The second sighting was a hawk, a large hawk gliding low overhead and following the corridor of the road. This happened in the same place I saw (and photographed) a hawk on Sunday. I immediately assumed that it was the same hawk and that somehow this elegant creature was now my guardian raptor. I called out to it respectfully, attempting to make known my reverence for its very being. I wanted it to hear me as well as see me. Then I rode on.

Ride Stats: 23.08 miles (37k), 12.5 mph (slow today! The clothing bulk. The sand. The caution). One hour fifty minutes astride. No roadkill! 30 degrees when I left, 28 when I got back (-2 C).

Parting Glance


Sun down over Sholan

Sunday, March 2, 2014

Ride # 17: Intimations of Spring

March 2, 1:00 PM, 40 degrees

Not warm, but above freezing. 40 degrees actually. But mostly overcast. Occasionally a ray of penetrating sun.

After yesterday's hard slog, I was a little reluctant to go out today, but then I couldn't NOT ride. It was Sunday, I had all afternoon, it wasn't snowing or raining, what else was I going to do? Eat? Drink beer? Read the newspaper? All that could wait.
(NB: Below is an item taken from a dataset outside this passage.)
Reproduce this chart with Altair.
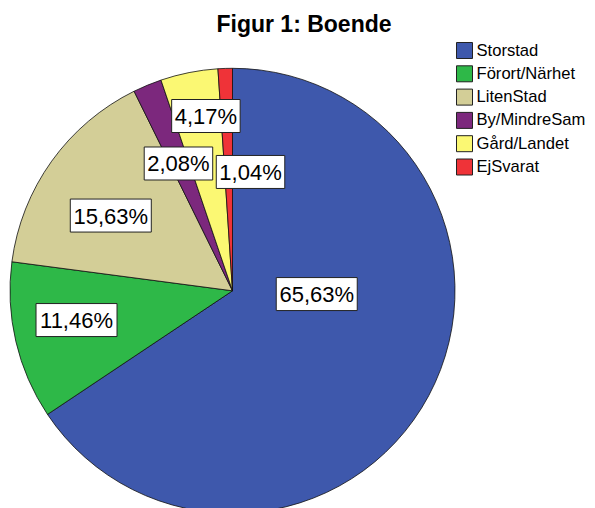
import altair as alt
import pandas as pd

# ---- data ----
categories = ["Storstad", "Förort/Närhet", "LitenStad", "By/MindreSam", "Gård/Landet", "EjSvarat"]
counts = [63, 11, 15, 2, 4, 1]          # N = 96
colors = ["#3E58AC", "#2EB848", "#D3CE97", "#7C287D", "#FBF873", "#EF3338"]
TITLE = "Figur 1: Boende"

# ---- layout ----
CX, CY, R = 224.5, 282.8, 222.5
label_radius = [84.3, 158.7, 143.1, 138.3, 176.8, 120.2]
label_angle_shift = [-25.9, 2.5, -3.9, -0.5, 2.6, 10.5]
FONT = "Liberation Sans"

df = pd.DataFrame({
    "cat": categories,
    "n": counts,
    "order": list(range(len(categories))),
    "lr": label_radius,
    "ls": label_angle_shift,
})

color = alt.Color(
    "cat:N",
    sort=categories,
    scale=alt.Scale(domain=categories, range=colors),
    legend=alt.Legend(
        title=None, orient="none", legendX=448, legendY=34,
        symbolType="square", symbolSize=256, symbolStrokeColor="#222",
        symbolStrokeWidth=1, symbolOpacity=1,
        labelFont=FONT, labelFontSize=16.6, labelColor="black",
        labelOffset=3.5, rowPadding=2.3, padding=0, labelLimit=200,
    ),
)

arcs = alt.Chart(df).mark_arc(outerRadius=R, stroke="#111", strokeWidth=0.8).encode(
    theta=alt.Theta("n:Q", stack=True),
    order=alt.Order("order:Q"),
    color=color,
    x=alt.value(CX),
    y=alt.value(CY),
)

lab = alt.Chart(df).transform_joinaggregate(
    total="sum(n)"
).transform_window(
    cum="sum(n)", sort=[alt.SortField("order")], frame=[None, 0]
).transform_calculate(
    pct="datum.n / datum.total * 100",
    mid="(datum.cum - datum.n / 2) / datum.total * 2 * PI + datum.ls * PI / 180",
    lx=f"{CX} + datum.lr * sin(datum.mid)",
    ly=f"{CY} - datum.lr * cos(datum.mid)",
    label="replace(format(datum.pct, '.2f'), '.', ',') + '%'",
    bw="length(datum.label) * 12.5 + 6",
    bx1="datum.lx - datum.bw / 2",
    bx2="datum.lx + datum.bw / 2",
    by1="datum.ly - 16.5",
    by2="datum.ly + 16.5",
)

boxes = lab.mark_rect(fill="white", stroke="#222", strokeWidth=1).encode(
    x=alt.X("bx1:Q", scale=None, axis=None),
    x2="bx2:Q",
    y=alt.Y("by1:Q", scale=None, axis=None),
    y2="by2:Q",
)

texts = lab.mark_text(font=FONT, fontSize=22, align="center", baseline="middle", color="black", dy=1).encode(
    x=alt.X("lx:Q", scale=None, axis=None),
    y=alt.Y("ly:Q", scale=None, axis=None),
    text="label:N",
)

title = alt.Chart(pd.DataFrame({"t": [TITLE]})).mark_text(
    font=FONT, fontSize=23, fontWeight="bold", align="center", baseline="alphabetic", color="black"
).encode(
    x=alt.value(296), y=alt.value(23.5), text="t:N"
)

chart = alt.layer(arcs, boxes, texts, title).properties(
    width=579, height=500, padding=0, autosize="none"
).configure_view(stroke=None)

chart.save("out.html", embed_options={"renderer": "svg", "actions": False})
So I saddled up and went out for a ramble. Felt better than expected. No residual soreness or stiffness from yesterday. And because it's not so cold today, I streamline my layers so feel svelte and ready to climb.


Shad from below


Today I detected a stirring in the landscape. An impatience with winter on the part of trees, plants, animals. Mammals have emerged from their deep winter slumbers; that's reflected in the increased road kill. Today? Another opossum (three so far this winter), a skunk, and a squirrel (see photos below).

But perhaps the biggest indicator is the bird activity. I notice that they are more vocal these days, there are more varieties and in larger numbers. I continue to see flocks of robins, they gather in the soft roadside where the snow banks have melted back - are they hoping for worms? Attracted to the salt run-off? Today I also see a big flock of European starlings. Surprised, I see an eastern bluebird. Also plenty of crows, blue jays, sparrows, juncos, and raptors. A couple raptors in trees at field's edge. And the one below which flew down the road in front of me then landed in a tree.


Hawk Style

These are the gut-it-out rides, the I-should-be-riding-rides, the blue collar rides. These are the rustic, sloppy rides on roads broken, cracked, potholed, and frost-heaved. These are the workman-like training rides, the plod and pedal, the spit and hack. These are the necessary rides, the foundation rides, the conditioning rides. It's been a good weekend for that reason. Back-to-back rides, one a fairly good-sized meander. And next Sunday daylight savings time kicks in, a huge development.

Ride Stats: 23.85 miles (38k), 13 mph, 1 hour 40 minutes (more or less). Temperature above freezing the whole ride.